What this task involves: Give back the full listing verbatim, apart from its images.

Source material:

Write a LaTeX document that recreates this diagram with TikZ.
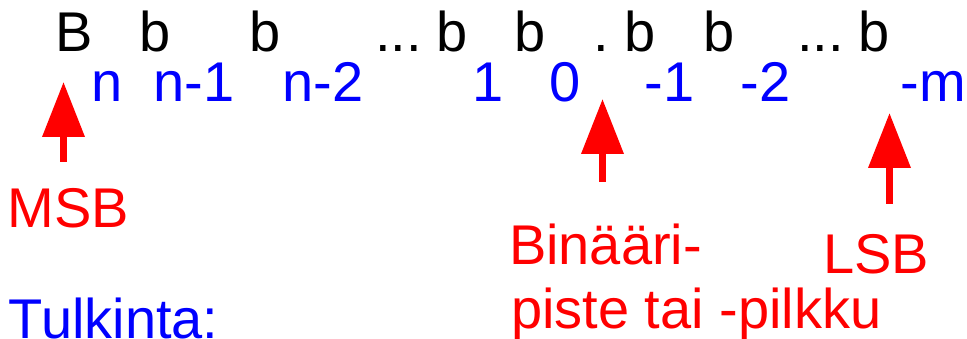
\documentclass[tikz,border=0pt]{standalone}
\usepackage{fontspec}
\setmainfont{Liberation Sans}
\usetikzlibrary{arrows.meta}
\definecolor{pred}{RGB}{255,0,0}
\definecolor{pblue}{RGB}{0,0,255}
\begin{document}
\begin{tikzpicture}[x=1pt,y=-1pt,
  txt/.style={anchor=base west,inner sep=0pt,outer sep=0pt,font=\fontsize{56}{63}\selectfont},
  bit/.style={txt,text=black},
  idx/.style={txt,text=pblue},
  lbl/.style={txt,text=pred,align=left},
  pointer/.style={draw=pred,line width=7pt,-{Triangle[length=55pt,width=41pt,fill=pred]}}]
\useasboundingbox (0,0) rectangle (967,339);
% top row
\node[bit] (B)  at (55,52) {B};
\node[bit] (b1) at (139.5,52) {b};
\node[bit] (b2) at (249.5,52) {b};
\node[bit] (d1) at (375,52) {...};
\node[bit] (b3) at (436.5,52) {b};
\node[bit] (b4) at (514.5,52) {b};
\node[bit] (pt) at (593,52) {.};
\node[bit] (b5) at (624.5,52) {b};
\node[bit] (b6) at (703.5,52) {b};
\node[bit] (d2) at (797,52) {...};
\node[bit] (b7) at (858.5,52) {b};
% indices
\node[idx] (in)  at (91.3,102) {n};
\node[idx] (in1) at (153.3,102) {n-1};
\node[idx] (in2) at (282.3,102) {n-2};
\node[idx] (i1)  at (472,102) {1};
\node[idx] (i0)  at (549.6,102) {0};
\node[idx] (im1) at (644.5,102) {-1};
\node[idx] (im2) at (740.5,102) {-2};
\node[idx] (imm) at (900.5,102) {-m};
% labels
\node[lbl] (msb) at (8,228) {MSB};
\node[lbl] (bp1) at (509,265) {Binääri-};
\node[lbl] (bp2) at (511,328) {piste tai -pilkku};
\node[lbl] (lsb) at (823,273) {LSB};
\node[txt,text=pblue] (tulk) at (9,338) {Tulkinta:};
% arrows
\coordinate (msbtail) at (63.5,162);
\coordinate (msbtip) at (63.5,82);
\coordinate (bptail) at (602.5,182);
\coordinate (bptip) at (602.5,99);
\coordinate (lsbtail) at (889.5,204);
\coordinate (lsbtip) at (889.5,113);
\draw[pointer] (msbtail) -- (msbtip);
\draw[pointer] (bptail) -- (bptip);
\draw[pointer] (lsbtail) -- (lsbtip);
\end{tikzpicture}
\end{document}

Final result:
Write a LaTeX document that recreates this diagram with TikZ.
\documentclass[tikz,border=0pt]{standalone}
\usepackage{fontspec}
\setmainfont{Liberation Sans}
\usetikzlibrary{arrows.meta}
\definecolor{pred}{RGB}{255,0,0}
\definecolor{pblue}{RGB}{0,0,255}
\begin{document}
\begin{tikzpicture}[x=1pt,y=-1pt,
  txt/.style={anchor=base west,inner sep=0pt,outer sep=0pt,font=\fontsize{56}{63}\selectfont},
  bit/.style={txt,text=black},
  idx/.style={txt,text=pblue},
  lbl/.style={txt,text=pred,align=left},
  pointer/.style={draw=pred,line width=7pt,-{Triangle[length=55pt,width=41pt,fill=pred]}}]
\useasboundingbox (0,0) rectangle (967,339);
% top row
\node[bit] (B)  at (55,52) {B};
\node[bit] (b1) at (139.5,52) {b};
\node[bit] (b2) at (249.5,52) {b};
\node[bit] (d1) at (375,52) {...};
\node[bit] (b3) at (436.5,52) {b};
\node[bit] (b4) at (514.5,52) {b};
\node[bit] (pt) at (593,52) {.};
\node[bit] (b5) at (624.5,52) {b};
\node[bit] (b6) at (703.5,52) {b};
\node[bit] (d2) at (797,52) {...};
\node[bit] (b7) at (858.5,52) {b};
% indices
\node[idx] (in)  at (91.3,102) {n};
\node[idx] (in1) at (153.3,102) {n-1};
\node[idx] (in2) at (282.3,102) {n-2};
\node[idx] (i1)  at (472,102) {1};
\node[idx] (i0)  at (549.6,102) {0};
\node[idx] (im1) at (644.5,102) {-1};
\node[idx] (im2) at (740.5,102) {-2};
\node[idx] (imm) at (900.5,102) {-m};
% labels
\node[lbl] (msb) at (8,228) {MSB};
\node[lbl] (bp1) at (509,265) {Binääri-};
\node[lbl] (bp2) at (511,328) {piste tai -pilkku};
\node[lbl] (lsb) at (823,273) {LSB};
\node[txt,text=pblue] (tulk) at (9,338) {Tulkinta:};
% arrows
\coordinate (msbtail) at (63.5,162);
\coordinate (msbtip) at (63.5,82);
\coordinate (bptail) at (602.5,182);
\coordinate (bptip) at (602.5,99);
\coordinate (lsbtail) at (889.5,204);
\coordinate (lsbtip) at (889.5,113);
\draw[pointer] (msbtail) -- (msbtip);
\draw[pointer] (bptail) -- (bptip);
\draw[pointer] (lsbtail) -- (lsbtip);
\end{tikzpicture}
\end{document}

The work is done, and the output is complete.